My Letter Writing Campaign

I recently visited a friend whom I had not seen in a long time. With a little one and pregnant, I don't travel as much as I used to. The trip felt hurried and overly busy with all my commitments. Both the mini and I were sick and inevitably we were kind enough to share with our hosts. When it was time to leave, we were rushed by time, exhaustion and kid logistics. I spent some time on the plane thinking about all the things I didn't tell her. As mom's, we are all hurried, in "survival" mode and usually feeling a mix between exhaustion/frustration/confusion but mostly in desperate need of kind words from the heart. We would love to say our husbands fill that void all the time but the reality is when these types of words and feelings come from our girlfriends...fellow mom warriors...they can fill our souls to fight another day. 

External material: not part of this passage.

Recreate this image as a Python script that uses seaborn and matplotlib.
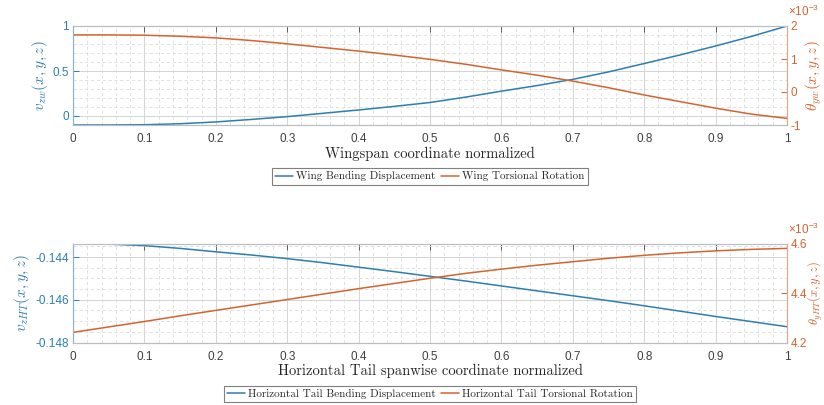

When I got back I dutifully got my box of notecards out to pen a thank you card to my lovely hosts. I noted how great it was to see her and her family, we had a good time, etc...I also noted that I wished we had a chance at some quiet time together. Maybe then my mind would have cleared to give her the compliments I thought only in my head. This is the season of our lives. Young kids, hurried schedules, and overbooked days. Only then did it occur to me to send out a couple other quick notes. For me, there is nothing cooler than opening the mail box and finding something for me from someone I love. The general goods in the box are magazines, credit card ads and bills...bummer. However, when I run across a card, thank you note or an invite my little heart does a dance. So the same day I sent my thank you note, I sent two other cards out. I filled them with thank you's, I love you's and miss you's. It felt nice. 

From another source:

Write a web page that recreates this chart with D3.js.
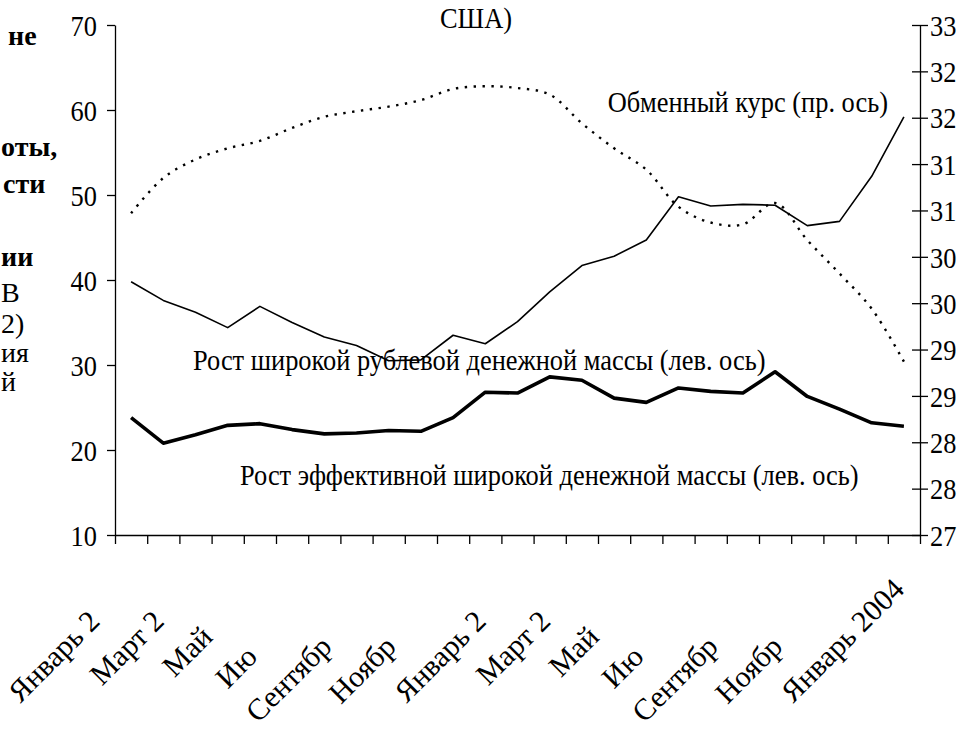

In the evenings I scroll through FaceBook or Instagram and I feel "connected". Sadly, by "liking" someones status I check the box..."Oh look, I saw your cool event and was happy for you".  Ok yeah, that is NOT connecting. I wonder why at times I am left feeling empty, left out or jealous. Well it's because, I haven't actually talked to 95% of those people on the phone, met for coffee or saw in person, potentially, in years. Those social media sights leave room for judgement, the media savvy of a politician to position your life to look picture perfect and sadly the junior high feeling of "why wasn't I invited to that?!" Don't get me wrong, they do indeed keep us "connected". I wanted more. So, I've committed to a letter writing campaign. Sending out quick notes to people IN THE MAIL. Not a Face Book message or comment on a picture. 

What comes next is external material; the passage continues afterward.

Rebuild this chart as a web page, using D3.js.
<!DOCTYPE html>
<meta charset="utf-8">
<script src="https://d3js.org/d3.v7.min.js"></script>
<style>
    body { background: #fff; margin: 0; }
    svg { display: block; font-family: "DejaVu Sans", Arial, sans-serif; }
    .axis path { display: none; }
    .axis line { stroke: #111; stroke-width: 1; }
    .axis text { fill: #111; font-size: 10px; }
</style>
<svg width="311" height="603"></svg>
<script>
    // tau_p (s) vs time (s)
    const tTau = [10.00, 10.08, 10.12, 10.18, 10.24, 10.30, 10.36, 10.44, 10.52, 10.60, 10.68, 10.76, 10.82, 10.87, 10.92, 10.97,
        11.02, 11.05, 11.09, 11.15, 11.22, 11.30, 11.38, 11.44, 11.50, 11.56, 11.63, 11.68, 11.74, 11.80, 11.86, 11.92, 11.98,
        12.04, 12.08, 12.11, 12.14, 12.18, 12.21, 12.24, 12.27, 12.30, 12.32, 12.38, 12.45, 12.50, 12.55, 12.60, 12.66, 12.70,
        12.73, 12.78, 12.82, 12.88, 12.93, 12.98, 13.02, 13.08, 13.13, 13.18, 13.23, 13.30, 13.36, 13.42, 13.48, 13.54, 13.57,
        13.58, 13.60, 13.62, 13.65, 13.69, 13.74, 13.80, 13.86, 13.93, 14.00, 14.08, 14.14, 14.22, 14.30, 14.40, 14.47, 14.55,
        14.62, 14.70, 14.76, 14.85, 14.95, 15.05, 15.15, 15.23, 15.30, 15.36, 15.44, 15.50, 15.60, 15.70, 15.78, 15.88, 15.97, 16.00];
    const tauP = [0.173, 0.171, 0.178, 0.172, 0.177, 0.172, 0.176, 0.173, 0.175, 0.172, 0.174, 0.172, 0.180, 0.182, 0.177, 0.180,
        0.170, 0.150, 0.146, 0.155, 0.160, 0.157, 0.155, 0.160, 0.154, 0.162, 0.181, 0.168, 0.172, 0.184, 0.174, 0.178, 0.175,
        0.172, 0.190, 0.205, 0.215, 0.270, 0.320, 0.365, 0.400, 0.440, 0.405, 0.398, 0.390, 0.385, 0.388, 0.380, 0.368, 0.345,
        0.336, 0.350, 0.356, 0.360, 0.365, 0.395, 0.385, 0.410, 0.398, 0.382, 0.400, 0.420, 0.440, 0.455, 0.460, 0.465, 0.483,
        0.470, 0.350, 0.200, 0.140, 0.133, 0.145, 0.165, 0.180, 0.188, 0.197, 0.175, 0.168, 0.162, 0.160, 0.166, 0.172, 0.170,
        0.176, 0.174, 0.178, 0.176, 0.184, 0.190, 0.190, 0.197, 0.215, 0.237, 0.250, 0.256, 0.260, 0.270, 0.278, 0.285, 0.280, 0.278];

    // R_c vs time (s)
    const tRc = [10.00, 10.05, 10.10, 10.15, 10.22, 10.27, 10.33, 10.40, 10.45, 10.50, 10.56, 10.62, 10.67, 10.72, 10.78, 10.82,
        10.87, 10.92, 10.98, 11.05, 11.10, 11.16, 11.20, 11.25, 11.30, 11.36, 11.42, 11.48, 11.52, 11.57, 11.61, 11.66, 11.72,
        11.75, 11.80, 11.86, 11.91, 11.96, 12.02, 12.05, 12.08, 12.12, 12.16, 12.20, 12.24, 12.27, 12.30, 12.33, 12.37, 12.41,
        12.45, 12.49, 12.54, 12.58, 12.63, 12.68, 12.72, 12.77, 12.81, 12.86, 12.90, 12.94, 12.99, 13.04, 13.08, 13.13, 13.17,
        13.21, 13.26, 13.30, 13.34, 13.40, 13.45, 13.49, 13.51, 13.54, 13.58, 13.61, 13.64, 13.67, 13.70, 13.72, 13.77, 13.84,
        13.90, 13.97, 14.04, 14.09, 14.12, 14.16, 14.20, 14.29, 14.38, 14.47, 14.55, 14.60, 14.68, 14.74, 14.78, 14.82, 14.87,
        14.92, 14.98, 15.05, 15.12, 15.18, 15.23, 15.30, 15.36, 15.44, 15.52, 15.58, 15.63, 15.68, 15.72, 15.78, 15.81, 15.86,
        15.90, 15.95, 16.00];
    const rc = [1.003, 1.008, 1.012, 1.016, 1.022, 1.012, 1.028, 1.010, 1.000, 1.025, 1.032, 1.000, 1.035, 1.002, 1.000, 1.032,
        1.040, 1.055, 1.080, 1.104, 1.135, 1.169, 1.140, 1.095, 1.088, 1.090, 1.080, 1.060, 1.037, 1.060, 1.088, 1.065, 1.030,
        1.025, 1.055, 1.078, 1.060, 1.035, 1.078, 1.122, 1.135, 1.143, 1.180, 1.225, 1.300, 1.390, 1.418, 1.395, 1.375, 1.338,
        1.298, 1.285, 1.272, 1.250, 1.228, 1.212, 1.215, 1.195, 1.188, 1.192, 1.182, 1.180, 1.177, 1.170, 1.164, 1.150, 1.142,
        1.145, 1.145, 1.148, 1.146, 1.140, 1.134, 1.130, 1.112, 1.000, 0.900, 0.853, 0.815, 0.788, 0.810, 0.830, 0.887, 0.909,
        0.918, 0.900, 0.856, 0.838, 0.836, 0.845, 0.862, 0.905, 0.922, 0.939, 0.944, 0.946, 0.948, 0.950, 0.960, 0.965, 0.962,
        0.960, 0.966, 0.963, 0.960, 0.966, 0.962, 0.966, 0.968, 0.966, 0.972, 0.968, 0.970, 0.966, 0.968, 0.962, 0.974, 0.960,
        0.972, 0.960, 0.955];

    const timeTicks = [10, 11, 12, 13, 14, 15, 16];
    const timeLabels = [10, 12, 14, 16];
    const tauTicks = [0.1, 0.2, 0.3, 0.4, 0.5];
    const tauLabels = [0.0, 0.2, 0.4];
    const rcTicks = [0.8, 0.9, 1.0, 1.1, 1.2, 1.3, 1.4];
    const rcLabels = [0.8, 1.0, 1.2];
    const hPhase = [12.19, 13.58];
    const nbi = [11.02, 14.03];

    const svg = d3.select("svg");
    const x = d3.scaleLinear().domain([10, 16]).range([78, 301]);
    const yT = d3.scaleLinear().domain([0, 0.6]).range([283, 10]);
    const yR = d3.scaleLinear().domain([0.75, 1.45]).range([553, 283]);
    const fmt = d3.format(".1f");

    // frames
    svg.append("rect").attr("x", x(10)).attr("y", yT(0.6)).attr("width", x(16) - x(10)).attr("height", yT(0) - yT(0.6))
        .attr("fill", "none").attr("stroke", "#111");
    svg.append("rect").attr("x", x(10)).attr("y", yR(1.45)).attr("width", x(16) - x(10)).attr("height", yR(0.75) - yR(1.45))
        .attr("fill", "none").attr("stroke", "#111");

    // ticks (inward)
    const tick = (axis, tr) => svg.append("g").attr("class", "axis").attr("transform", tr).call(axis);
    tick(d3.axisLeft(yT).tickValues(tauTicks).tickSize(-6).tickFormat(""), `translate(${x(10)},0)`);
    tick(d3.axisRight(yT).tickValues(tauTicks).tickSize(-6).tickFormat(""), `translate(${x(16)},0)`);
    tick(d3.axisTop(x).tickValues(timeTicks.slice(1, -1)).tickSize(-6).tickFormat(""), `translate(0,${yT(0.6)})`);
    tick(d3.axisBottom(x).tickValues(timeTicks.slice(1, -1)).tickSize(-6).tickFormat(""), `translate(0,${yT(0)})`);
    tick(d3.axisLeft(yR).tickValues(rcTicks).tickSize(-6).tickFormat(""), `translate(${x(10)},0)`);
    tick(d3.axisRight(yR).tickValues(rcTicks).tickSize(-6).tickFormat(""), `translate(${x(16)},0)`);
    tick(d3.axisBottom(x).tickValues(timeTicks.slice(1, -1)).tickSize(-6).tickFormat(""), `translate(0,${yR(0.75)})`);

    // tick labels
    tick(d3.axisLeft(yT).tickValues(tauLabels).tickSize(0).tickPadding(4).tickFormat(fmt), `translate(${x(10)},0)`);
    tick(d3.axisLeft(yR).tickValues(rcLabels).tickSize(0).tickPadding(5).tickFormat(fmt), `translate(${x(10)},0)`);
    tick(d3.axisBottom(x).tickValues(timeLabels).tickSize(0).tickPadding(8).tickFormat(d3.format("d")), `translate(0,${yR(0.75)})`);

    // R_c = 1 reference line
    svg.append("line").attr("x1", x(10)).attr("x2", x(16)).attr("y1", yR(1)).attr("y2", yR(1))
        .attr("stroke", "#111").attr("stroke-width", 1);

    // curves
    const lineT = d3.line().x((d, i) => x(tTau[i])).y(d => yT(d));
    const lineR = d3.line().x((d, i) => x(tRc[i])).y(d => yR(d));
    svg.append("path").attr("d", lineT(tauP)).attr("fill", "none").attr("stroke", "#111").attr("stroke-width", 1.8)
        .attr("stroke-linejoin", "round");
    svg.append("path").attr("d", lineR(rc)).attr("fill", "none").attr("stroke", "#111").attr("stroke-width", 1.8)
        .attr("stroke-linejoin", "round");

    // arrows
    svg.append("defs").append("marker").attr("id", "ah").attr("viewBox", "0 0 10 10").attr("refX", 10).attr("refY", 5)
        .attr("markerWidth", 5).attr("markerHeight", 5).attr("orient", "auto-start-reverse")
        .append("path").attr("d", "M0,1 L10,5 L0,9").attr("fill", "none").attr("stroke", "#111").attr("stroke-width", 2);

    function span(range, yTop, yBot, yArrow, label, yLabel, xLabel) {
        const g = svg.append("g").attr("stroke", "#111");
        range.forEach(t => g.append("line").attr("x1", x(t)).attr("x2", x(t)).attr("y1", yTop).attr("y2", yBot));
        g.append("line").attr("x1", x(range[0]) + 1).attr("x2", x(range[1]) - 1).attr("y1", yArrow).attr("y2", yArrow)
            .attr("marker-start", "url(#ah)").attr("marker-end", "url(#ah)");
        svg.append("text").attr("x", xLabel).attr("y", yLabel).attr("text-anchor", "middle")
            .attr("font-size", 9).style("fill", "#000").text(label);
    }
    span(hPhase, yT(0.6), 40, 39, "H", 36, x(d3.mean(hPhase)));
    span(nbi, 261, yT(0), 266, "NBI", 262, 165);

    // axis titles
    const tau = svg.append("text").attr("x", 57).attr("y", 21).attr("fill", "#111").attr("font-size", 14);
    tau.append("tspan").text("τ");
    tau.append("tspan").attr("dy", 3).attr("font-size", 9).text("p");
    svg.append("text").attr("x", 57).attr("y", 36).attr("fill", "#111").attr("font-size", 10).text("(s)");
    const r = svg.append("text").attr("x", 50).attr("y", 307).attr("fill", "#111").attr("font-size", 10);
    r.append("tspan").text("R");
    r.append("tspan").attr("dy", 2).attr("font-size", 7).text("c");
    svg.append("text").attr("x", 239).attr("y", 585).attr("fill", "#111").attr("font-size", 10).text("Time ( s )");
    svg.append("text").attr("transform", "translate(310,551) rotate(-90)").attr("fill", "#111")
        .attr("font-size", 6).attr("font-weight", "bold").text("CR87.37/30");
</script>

I have cards from friends and family that go back YEARS. My aunt gave me a card probably 15 years ago; after that we were estranged for many years, but I held onto that card. Every once and a while I would run across it while cleaning and read it. It made me smile every time despite the circumstance. The written word holds weight. It can hold hope, love, or memories. 
I encourage you to try this campaign....hey, maybe we can save the USPS! I bet if you sat down you could think of someone who could use a little love in the mail today. A little surprise to make their heart dance. Maybe they will save it for years. Maybe it will be the kind words that make their day. In the end, it really makes YOUR heart do a little dance because you know in a few days they will open their mail box expecting the same old stuff and see a handwritten note from you. Yea!